►

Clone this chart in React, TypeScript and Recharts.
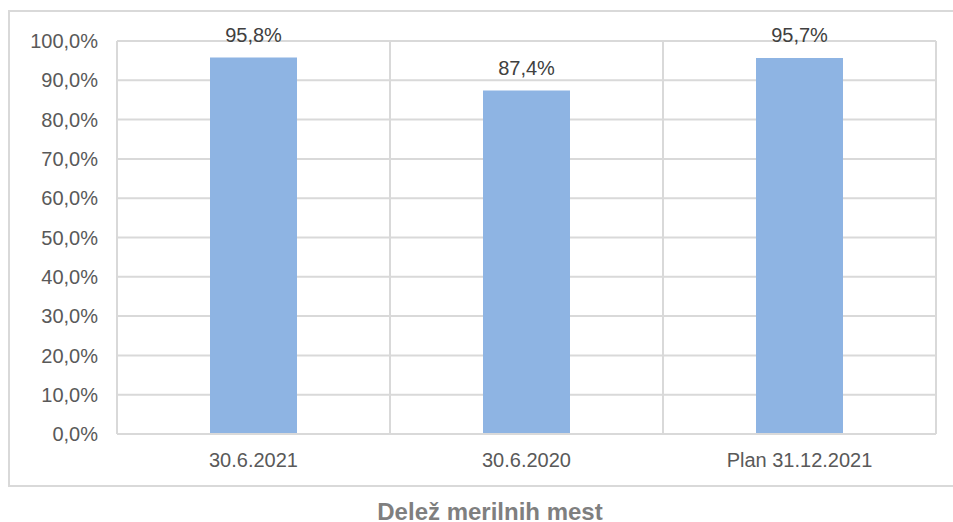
import React from "react";
import { BarChart, Bar, XAxis, YAxis, CartesianGrid, LabelList } from "recharts";

const categories = ["30.6.2021", "30.6.2020", "Plan 31.12.2021"];
const shares = [95.8, 87.4, 95.7];
const yTicks = [0, 10, 20, 30, 40, 50, 60, 70, 80, 90, 100];
const title = "Delež merilnih mest";

const data = categories.map((name, i) => ({ name, value: shares[i] }));

const FONT = "'Liberation Sans', Arial, sans-serif";
const TEXT = "#595959";
const GRID = "#d9d9d9";

const pct = (v: number) => `${v.toFixed(1).replace(".", ",")}%`;

export default function App() {
  return (
    <div style={{ position: "absolute", left: 0, top: 0, width: 953, height: 522, background: "#fff", overflow: "hidden", fontFamily: FONT }}>
      <div
        style={{
          position: "absolute",
          left: 8,
          top: 10,
          width: 960,
          height: 477,
          border: `2px solid ${GRID}`,
          boxSizing: "border-box",
        }}
      />
      <div style={{ position: "absolute", left: 0, top: 0 }}>
        <BarChart width={953} height={522} data={data} margin={{ top: 41, right: 17, bottom: 58, left: 0 }}>
          <CartesianGrid
            stroke={GRID}
            strokeWidth={2}
            verticalCoordinatesGenerator={({ offset }: any) => [
              offset.left,
              offset.left + offset.width / 3,
              offset.left + (offset.width * 2) / 3,
              offset.left + offset.width,
            ]}
          />
          <XAxis
            dataKey="name"
            height={30}
            axisLine={{ stroke: GRID, strokeWidth: 2 }}
            tickLine={false}
            tickSize={0}
            tickMargin={19}
            tick={{ fill: TEXT, fontSize: 20, fontFamily: FONT }}
          />
          <YAxis
            width={117}
            domain={[0, 100]}
            ticks={yTicks}
            tickFormatter={pct}
            axisLine={false}
            tickLine={false}
            tickSize={0}
            tickMargin={19}
            tick={{ fill: TEXT, fontSize: 20, fontFamily: FONT }}
          />
          <Bar dataKey="value" fill="#8eb4e3" barSize={87} isAnimationActive={false}>
            <LabelList
              dataKey="value"
              position="top"
              offset={16}
              formatter={(v: any) => pct(Number(v))}
              style={{ fill: "#404040", fontSize: 20, fontFamily: FONT }}
            />
          </Bar>
        </BarChart>
      </div>
      <div
        style={{
          position: "absolute",
          left: 0,
          top: 502,
          width: 980,
          textAlign: "center",
          fontSize: 24,
          lineHeight: "20px",
          fontWeight: "bold",
          color: "#7f7f7f",
        }}
      >
        {title}
      </div>
    </div>
  );
}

◄

EXERCISE TASK :: Using the data above, write out every line exactly, leaving the images behind.

COMPLETE OUTPUT ::
Clone this chart in React, TypeScript and Recharts.
import React from "react";
import { BarChart, Bar, XAxis, YAxis, CartesianGrid, LabelList } from "recharts";

const categories = ["30.6.2021", "30.6.2020", "Plan 31.12.2021"];
const shares = [95.8, 87.4, 95.7];
const yTicks = [0, 10, 20, 30, 40, 50, 60, 70, 80, 90, 100];
const title = "Delež merilnih mest";

const data = categories.map((name, i) => ({ name, value: shares[i] }));

const FONT = "'Liberation Sans', Arial, sans-serif";
const TEXT = "#595959";
const GRID = "#d9d9d9";

const pct = (v: number) => `${v.toFixed(1).replace(".", ",")}%`;

export default function App() {
  return (
    <div style={{ position: "absolute", left: 0, top: 0, width: 953, height: 522, background: "#fff", overflow: "hidden", fontFamily: FONT }}>
      <div
        style={{
          position: "absolute",
          left: 8,
          top: 10,
          width: 960,
          height: 477,
          border: `2px solid ${GRID}`,
          boxSizing: "border-box",
        }}
      />
      <div style={{ position: "absolute", left: 0, top: 0 }}>
        <BarChart width={953} height={522} data={data} margin={{ top: 41, right: 17, bottom: 58, left: 0 }}>
          <CartesianGrid
            stroke={GRID}
            strokeWidth={2}
            verticalCoordinatesGenerator={({ offset }: any) => [
              offset.left,
              offset.left + offset.width / 3,
              offset.left + (offset.width * 2) / 3,
              offset.left + offset.width,
            ]}
          />
          <XAxis
            dataKey="name"
            height={30}
            axisLine={{ stroke: GRID, strokeWidth: 2 }}
            tickLine={false}
            tickSize={0}
            tickMargin={19}
            tick={{ fill: TEXT, fontSize: 20, fontFamily: FONT }}
          />
          <YAxis
            width={117}
            domain={[0, 100]}
            ticks={yTicks}
            tickFormatter={pct}
            axisLine={false}
            tickLine={false}
            tickSize={0}
            tickMargin={19}
            tick={{ fill: TEXT, fontSize: 20, fontFamily: FONT }}
          />
          <Bar dataKey="value" fill="#8eb4e3" barSize={87} isAnimationActive={false}>
            <LabelList
              dataKey="value"
              position="top"
              offset={16}
              formatter={(v: any) => pct(Number(v))}
              style={{ fill: "#404040", fontSize: 20, fontFamily: FONT }}
            />
          </Bar>
        </BarChart>
      </div>
      <div
        style={{
          position: "absolute",
          left: 0,
          top: 502,
          width: 980,
          textAlign: "center",
          fontSize: 24,
          lineHeight: "20px",
          fontWeight: "bold",
          color: "#7f7f7f",
        }}
      >
        {title}
      </div>
    </div>
  );
}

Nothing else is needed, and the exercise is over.